◆ **LISTING**:
-- BEGIN --

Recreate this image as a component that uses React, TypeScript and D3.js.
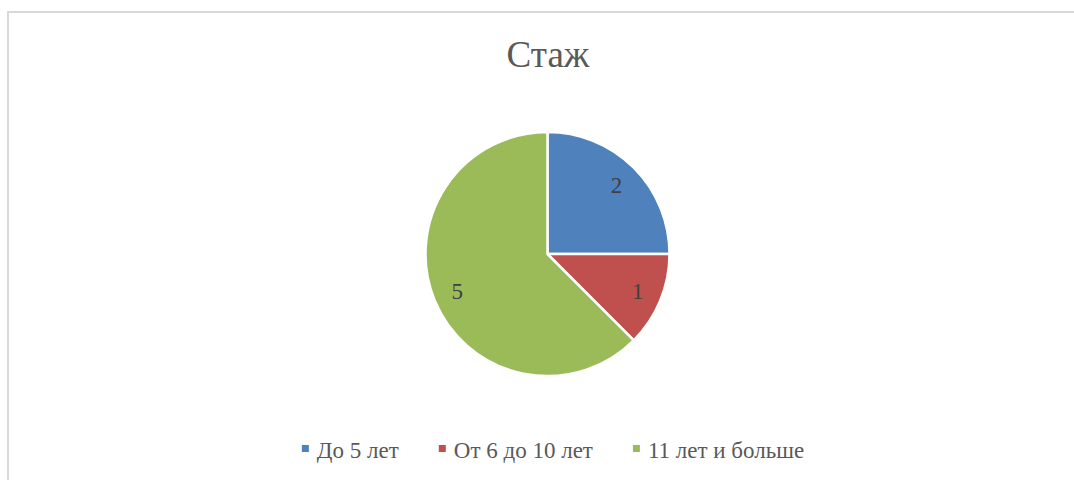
import React, { useRef, useEffect } from "react";
import * as d3 from "d3";

// data
const categories = ["До 5 лет", "От 6 до 10 лет", "11 лет и больше"];
const values = [2, 1, 5];
const colors = ["#4F81BD", "#C0504D", "#9BBB59"];
const title = "Стаж";

const W = 1074,
  H = 480;

export default function App() {
  const ref = useRef<SVGSVGElement>(null);

  useEffect(() => {
    const svg = d3.select(ref.current);
    svg.selectAll("*").remove();

    // chart area border (cut off at right and bottom)
    svg
      .append("rect")
      .attr("x", 8)
      .attr("y", 12)
      .attr("width", W + 20)
      .attr("height", H + 20)
      .attr("fill", "#fff")
      .attr("stroke", "#d9d9d9")
      .attr("stroke-width", 2);

    svg
      .append("text")
      .attr("x", 548)
      .attr("y", 67)
      .attr("text-anchor", "middle")
      .style("font-family", "'Liberation Serif', 'Times New Roman', serif")
      .style("font-size", "37px")
      .attr("fill", "#595959")
      .text(title);

    const cx = 547.5,
      cy = 254,
      r = 122;

    const pie = d3
      .pie<number>()
      .sort(null)
      .value((d) => d);
    const arcs = pie(values);
    const arc = d3.arc<d3.PieArcDatum<number>>().innerRadius(0).outerRadius(r);
    const labelArc = d3
      .arc<d3.PieArcDatum<number>>()
      .innerRadius(r * 0.8)
      .outerRadius(r * 0.8);

    const g = svg.append("g").attr("transform", `translate(${cx},${cy})`);
    g.selectAll("path")
      .data(arcs)
      .join("path")
      .attr("d", arc)
      .attr("fill", (_, i) => colors[i])
      .attr("stroke", "#fff")
      .attr("stroke-width", 2.5)
      .attr("stroke-linejoin", "round");

    g.selectAll("text")
      .data(arcs)
      .join("text")
      .attr("transform", (d) => `translate(${labelArc.centroid(d)})`)
      .attr("text-anchor", "middle")
      .attr("dy", "0.35em")
      .style("font-family", "'Liberation Serif', 'Times New Roman', serif")
      .style("font-size", "23px")
      .attr("fill", "#404040")
      .text((d) => String(d.data));

    // legend, centred from measured text widths
    const legend = svg.append("g");
    const items = legend
      .selectAll("g")
      .data(categories)
      .join("g");
    items
      .append("rect")
      .attr("width", 7)
      .attr("height", 7)
      .attr("y", -13)
      .attr("fill", (_, i) => colors[i]);
    const texts = items
      .append("text")
      .attr("x", 15)
      .style("font-family", "'Liberation Serif', 'Times New Roman', serif")
      .style("font-size", "23px")
      .attr("fill", "#595959")
      .text((d) => d);

    const widths: number[] = [];
    texts.each(function () {
      widths.push((this as SVGTextElement).getComputedTextLength());
    });
    const gap = 40;
    let x = 0;
    const offs: number[] = [];
    widths.forEach((w) => {
      offs.push(x);
      x += 15 + w + gap;
    });
    const total = x - gap;
    const start = 553 - total / 2;
    items.attr("transform", (_, i) => `translate(${start + offs[i]},458)`);
  }, []);

  return (
    <svg
      ref={ref}
      width={W}
      height={H}
      style={{ position: "absolute", left: 0, top: 0 }}
    />
  );
}
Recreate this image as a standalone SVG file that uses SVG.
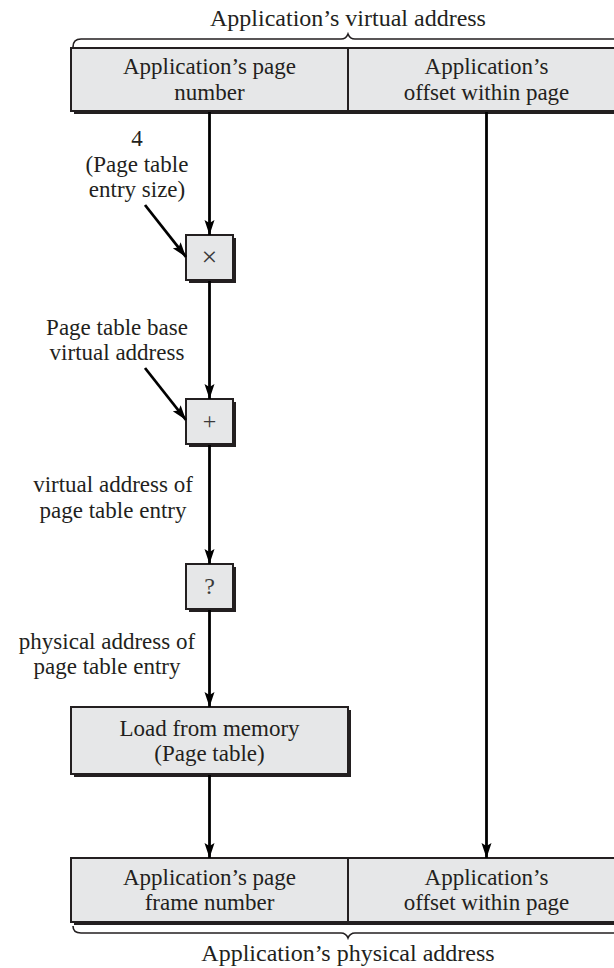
<svg xmlns="http://www.w3.org/2000/svg" width="614" height="968" viewBox="0 0 614 968">
<style>
text{font-family:"Liberation Serif","Times New Roman",serif;font-size:23px;fill:#231f20;text-anchor:middle}
.big{font-size:24px}
.sym{fill:#3a3a3a}
.box{fill:#e6e7e8;stroke:#231f20;stroke-width:2}
.shadow{fill:#231f20}
.divider{stroke:#231f20;stroke-width:2}
.edge{stroke:#000;stroke-width:2.8;fill:none}
.brace{stroke:#231f20;stroke-width:1.6;fill:none}
</style>
<defs>
<marker id="arr" markerUnits="userSpaceOnUse" markerWidth="16" markerHeight="12" refX="15" refY="5" orient="auto">
<path d="M0,0 L15,5 L0,10 L3,5 Z" fill="#000"/>
</marker>
</defs>
<g id="virtual-title">
<text class="big" x="348" y="26">Application’s virtual address</text>
<path class="brace" d="M73,47 Q73,39 81,39 L341,39 Q346,39 348,34 Q350,39 355,39 L615,39 Q623,39 623,47"/>
</g>
<g id="virtual-address">
<rect class="shadow" x="74" y="51" width="554" height="63"/>
<rect class="box" x="71" y="48" width="554" height="63"/>
<line class="divider" x1="348" y1="48" x2="348" y2="111"/>
<text x="209.5" y="74">Application’s page<tspan x="209.5" dy="25.6">number</tspan></text>
<text x="486.5" y="74">Application’s<tspan x="486.5" dy="25.6">offset within page</tspan></text>
</g>
<g id="label-entry-size">
<text x="137" y="146">4<tspan x="137" dy="25.6">(Page table</tspan><tspan x="137" dy="25.6">entry size)</tspan></text>
</g>
<g id="multiply">
<rect class="shadow" x="189" y="238" width="47" height="45"/>
<rect class="box" x="186" y="235" width="47" height="45"/>
<text class="sym" x="209.5" y="266" style="font-size:28px">×</text>
</g>
<g id="label-base">
<text x="117" y="334.5">Page table base<tspan x="117" dy="25.6">virtual address</tspan></text>
</g>
<g id="add">
<rect class="shadow" x="189" y="402" width="47" height="45"/>
<rect class="box" x="186" y="399" width="47" height="45"/>
<text class="sym" x="209.5" y="429" style="font-size:24px">+</text>
</g>
<g id="label-vaddr">
<text x="113" y="492">virtual address of<tspan x="113" dy="25.6">page table entry</tspan></text>
</g>
<g id="translate">
<rect class="shadow" x="189" y="567" width="47" height="45"/>
<rect class="box" x="186" y="564" width="47" height="45"/>
<text class="sym" x="209.5" y="594" style="font-size:24px">?</text>
</g>
<g id="label-paddr">
<text x="107" y="648.5">physical address of<tspan x="107" dy="25.6">page table entry</tspan></text>
</g>
<g id="load">
<rect class="shadow" x="74" y="710" width="277" height="67"/>
<rect class="box" x="71" y="707" width="277" height="67"/>
<text x="209.5" y="735.5">Load from memory<tspan x="209.5" dy="25.6">(Page table)</tspan></text>
</g>
<g id="physical-address">
<rect class="shadow" x="74" y="861" width="554" height="64"/>
<rect class="box" x="71" y="858" width="554" height="64"/>
<line class="divider" x1="348" y1="858" x2="348" y2="922"/>
<text x="209.5" y="884.5">Application’s page<tspan x="209.5" dy="25.6">frame number</tspan></text>
<text x="486.5" y="884.5">Application’s<tspan x="486.5" dy="25.6">offset within page</tspan></text>
</g>
<g id="physical-title">
<path class="brace" d="M73,926 Q73,933 81,933 L341,933 Q346,933 348,938 Q350,933 355,933 L615,933 Q623,933 623,926"/>
<text class="big" x="348" y="961">Application’s physical address</text>
</g>
<g id="connectors">
<line class="edge" x1="209.5" y1="112" x2="209.5" y2="235" marker-end="url(#arr)"/>
<line class="edge" x1="145" y1="205" x2="186" y2="257" marker-end="url(#arr)"/>
<line class="edge" x1="209.5" y1="281" x2="209.5" y2="399" marker-end="url(#arr)"/>
<line class="edge" x1="145" y1="368" x2="186" y2="420" marker-end="url(#arr)"/>
<line class="edge" x1="209.5" y1="445" x2="209.5" y2="564" marker-end="url(#arr)"/>
<line class="edge" x1="209.5" y1="610" x2="209.5" y2="707" marker-end="url(#arr)"/>
<line class="edge" x1="209.5" y1="775" x2="209.5" y2="858" marker-end="url(#arr)"/>
<line class="edge" x1="486.5" y1="112" x2="486.5" y2="858" marker-end="url(#arr)"/>
</g>
</svg>
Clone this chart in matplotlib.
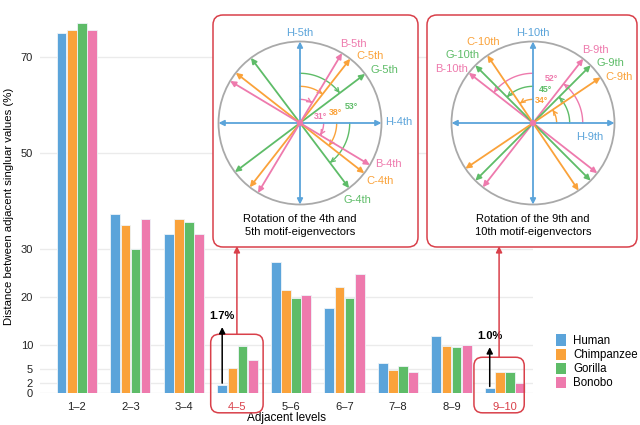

-- END --

◆ **THE REQUEST**: Your copy should repeat each entry above exactly but contain no pictures.

◆ **ANSWER TO THIS TASK**:
Recreate this image as a component that uses React, TypeScript and D3.js.
import React, { useRef, useEffect } from "react";
import * as d3 from "d3";

// data
const categories = ["До 5 лет", "От 6 до 10 лет", "11 лет и больше"];
const values = [2, 1, 5];
const colors = ["#4F81BD", "#C0504D", "#9BBB59"];
const title = "Стаж";

const W = 1074,
  H = 480;

export default function App() {
  const ref = useRef<SVGSVGElement>(null);

  useEffect(() => {
    const svg = d3.select(ref.current);
    svg.selectAll("*").remove();

    // chart area border (cut off at right and bottom)
    svg
      .append("rect")
      .attr("x", 8)
      .attr("y", 12)
      .attr("width", W + 20)
      .attr("height", H + 20)
      .attr("fill", "#fff")
      .attr("stroke", "#d9d9d9")
      .attr("stroke-width", 2);

    svg
      .append("text")
      .attr("x", 548)
      .attr("y", 67)
      .attr("text-anchor", "middle")
      .style("font-family", "'Liberation Serif', 'Times New Roman', serif")
      .style("font-size", "37px")
      .attr("fill", "#595959")
      .text(title);

    const cx = 547.5,
      cy = 254,
      r = 122;

    const pie = d3
      .pie<number>()
      .sort(null)
      .value((d) => d);
    const arcs = pie(values);
    const arc = d3.arc<d3.PieArcDatum<number>>().innerRadius(0).outerRadius(r);
    const labelArc = d3
      .arc<d3.PieArcDatum<number>>()
      .innerRadius(r * 0.8)
      .outerRadius(r * 0.8);

    const g = svg.append("g").attr("transform", `translate(${cx},${cy})`);
    g.selectAll("path")
      .data(arcs)
      .join("path")
      .attr("d", arc)
      .attr("fill", (_, i) => colors[i])
      .attr("stroke", "#fff")
      .attr("stroke-width", 2.5)
      .attr("stroke-linejoin", "round");

    g.selectAll("text")
      .data(arcs)
      .join("text")
      .attr("transform", (d) => `translate(${labelArc.centroid(d)})`)
      .attr("text-anchor", "middle")
      .attr("dy", "0.35em")
      .style("font-family", "'Liberation Serif', 'Times New Roman', serif")
      .style("font-size", "23px")
      .attr("fill", "#404040")
      .text((d) => String(d.data));

    // legend, centred from measured text widths
    const legend = svg.append("g");
    const items = legend
      .selectAll("g")
      .data(categories)
      .join("g");
    items
      .append("rect")
      .attr("width", 7)
      .attr("height", 7)
      .attr("y", -13)
      .attr("fill", (_, i) => colors[i]);
    const texts = items
      .append("text")
      .attr("x", 15)
      .style("font-family", "'Liberation Serif', 'Times New Roman', serif")
      .style("font-size", "23px")
      .attr("fill", "#595959")
      .text((d) => d);

    const widths: number[] = [];
    texts.each(function () {
      widths.push((this as SVGTextElement).getComputedTextLength());
    });
    const gap = 40;
    let x = 0;
    const offs: number[] = [];
    widths.forEach((w) => {
      offs.push(x);
      x += 15 + w + gap;
    });
    const total = x - gap;
    const start = 553 - total / 2;
    items.attr("transform", (_, i) => `translate(${start + offs[i]},458)`);
  }, []);

  return (
    <svg
      ref={ref}
      width={W}
      height={H}
      style={{ position: "absolute", left: 0, top: 0 }}
    />
  );
}
Recreate this image as a standalone SVG file that uses SVG.
<svg xmlns="http://www.w3.org/2000/svg" width="614" height="968" viewBox="0 0 614 968">
<style>
text{font-family:"Liberation Serif","Times New Roman",serif;font-size:23px;fill:#231f20;text-anchor:middle}
.big{font-size:24px}
.sym{fill:#3a3a3a}
.box{fill:#e6e7e8;stroke:#231f20;stroke-width:2}
.shadow{fill:#231f20}
.divider{stroke:#231f20;stroke-width:2}
.edge{stroke:#000;stroke-width:2.8;fill:none}
.brace{stroke:#231f20;stroke-width:1.6;fill:none}
</style>
<defs>
<marker id="arr" markerUnits="userSpaceOnUse" markerWidth="16" markerHeight="12" refX="15" refY="5" orient="auto">
<path d="M0,0 L15,5 L0,10 L3,5 Z" fill="#000"/>
</marker>
</defs>
<g id="virtual-title">
<text class="big" x="348" y="26">Application’s virtual address</text>
<path class="brace" d="M73,47 Q73,39 81,39 L341,39 Q346,39 348,34 Q350,39 355,39 L615,39 Q623,39 623,47"/>
</g>
<g id="virtual-address">
<rect class="shadow" x="74" y="51" width="554" height="63"/>
<rect class="box" x="71" y="48" width="554" height="63"/>
<line class="divider" x1="348" y1="48" x2="348" y2="111"/>
<text x="209.5" y="74">Application’s page<tspan x="209.5" dy="25.6">number</tspan></text>
<text x="486.5" y="74">Application’s<tspan x="486.5" dy="25.6">offset within page</tspan></text>
</g>
<g id="label-entry-size">
<text x="137" y="146">4<tspan x="137" dy="25.6">(Page table</tspan><tspan x="137" dy="25.6">entry size)</tspan></text>
</g>
<g id="multiply">
<rect class="shadow" x="189" y="238" width="47" height="45"/>
<rect class="box" x="186" y="235" width="47" height="45"/>
<text class="sym" x="209.5" y="266" style="font-size:28px">×</text>
</g>
<g id="label-base">
<text x="117" y="334.5">Page table base<tspan x="117" dy="25.6">virtual address</tspan></text>
</g>
<g id="add">
<rect class="shadow" x="189" y="402" width="47" height="45"/>
<rect class="box" x="186" y="399" width="47" height="45"/>
<text class="sym" x="209.5" y="429" style="font-size:24px">+</text>
</g>
<g id="label-vaddr">
<text x="113" y="492">virtual address of<tspan x="113" dy="25.6">page table entry</tspan></text>
</g>
<g id="translate">
<rect class="shadow" x="189" y="567" width="47" height="45"/>
<rect class="box" x="186" y="564" width="47" height="45"/>
<text class="sym" x="209.5" y="594" style="font-size:24px">?</text>
</g>
<g id="label-paddr">
<text x="107" y="648.5">physical address of<tspan x="107" dy="25.6">page table entry</tspan></text>
</g>
<g id="load">
<rect class="shadow" x="74" y="710" width="277" height="67"/>
<rect class="box" x="71" y="707" width="277" height="67"/>
<text x="209.5" y="735.5">Load from memory<tspan x="209.5" dy="25.6">(Page table)</tspan></text>
</g>
<g id="physical-address">
<rect class="shadow" x="74" y="861" width="554" height="64"/>
<rect class="box" x="71" y="858" width="554" height="64"/>
<line class="divider" x1="348" y1="858" x2="348" y2="922"/>
<text x="209.5" y="884.5">Application’s page<tspan x="209.5" dy="25.6">frame number</tspan></text>
<text x="486.5" y="884.5">Application’s<tspan x="486.5" dy="25.6">offset within page</tspan></text>
</g>
<g id="physical-title">
<path class="brace" d="M73,926 Q73,933 81,933 L341,933 Q346,933 348,938 Q350,933 355,933 L615,933 Q623,933 623,926"/>
<text class="big" x="348" y="961">Application’s physical address</text>
</g>
<g id="connectors">
<line class="edge" x1="209.5" y1="112" x2="209.5" y2="235" marker-end="url(#arr)"/>
<line class="edge" x1="145" y1="205" x2="186" y2="257" marker-end="url(#arr)"/>
<line class="edge" x1="209.5" y1="281" x2="209.5" y2="399" marker-end="url(#arr)"/>
<line class="edge" x1="145" y1="368" x2="186" y2="420" marker-end="url(#arr)"/>
<line class="edge" x1="209.5" y1="445" x2="209.5" y2="564" marker-end="url(#arr)"/>
<line class="edge" x1="209.5" y1="610" x2="209.5" y2="707" marker-end="url(#arr)"/>
<line class="edge" x1="209.5" y1="775" x2="209.5" y2="858" marker-end="url(#arr)"/>
<line class="edge" x1="486.5" y1="112" x2="486.5" y2="858" marker-end="url(#arr)"/>
</g>
</svg>
Clone this chart in matplotlib.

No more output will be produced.